The implications of delayed CCS for energy policy are striking. Delaying demonstration to 2020 while building unabated gas plants could mean power sector emissions nearly 80 per cent higher than limits suggested by the Committee on Climate Change. To bring emissions back down, we might need to build an additional 8-13 GW of offshore wind by 2030, since this is the technology that can be deployed most rapidly to make up the low carbon supply gap.
Without a credible plan for CCS, wise investors won’t fund new fossil power plants, which risk being forced to retire early as we meet our carbon targets. But the report is not a recipe for doom: we do have a second chance for CCS in the UK. Making the most of this chance means pursuing an active industrial strategy focused in three areas:
In the absence of a strong EPS, the government needs to set a clear carbon trajectory in the energy bill to support investment in CCS.

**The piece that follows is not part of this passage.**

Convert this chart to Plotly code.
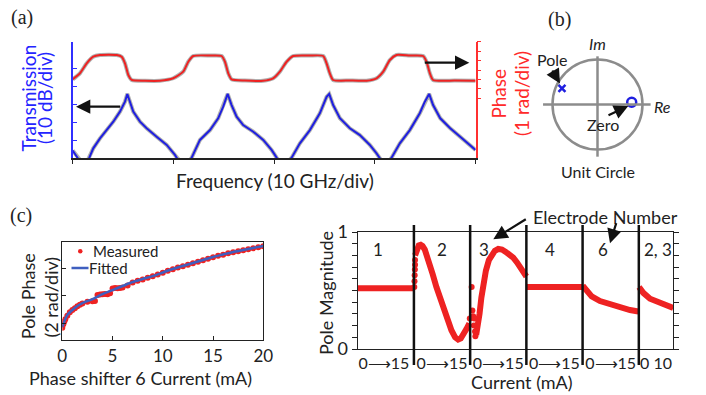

Credible finance has been a major source of delay. Resolving this means creating a revenue stream for CCS through the energy bill.
Existing funding will be more effective if it is used to support CCS through development zones which share storage and transport infrastructure.
This strategy can reduce the time between demonstration and deployment, and increase deployment once CCS has been demonstrated. It is the only way the UK can retain CCS as an important and potentially cost effective option for decarbonisation.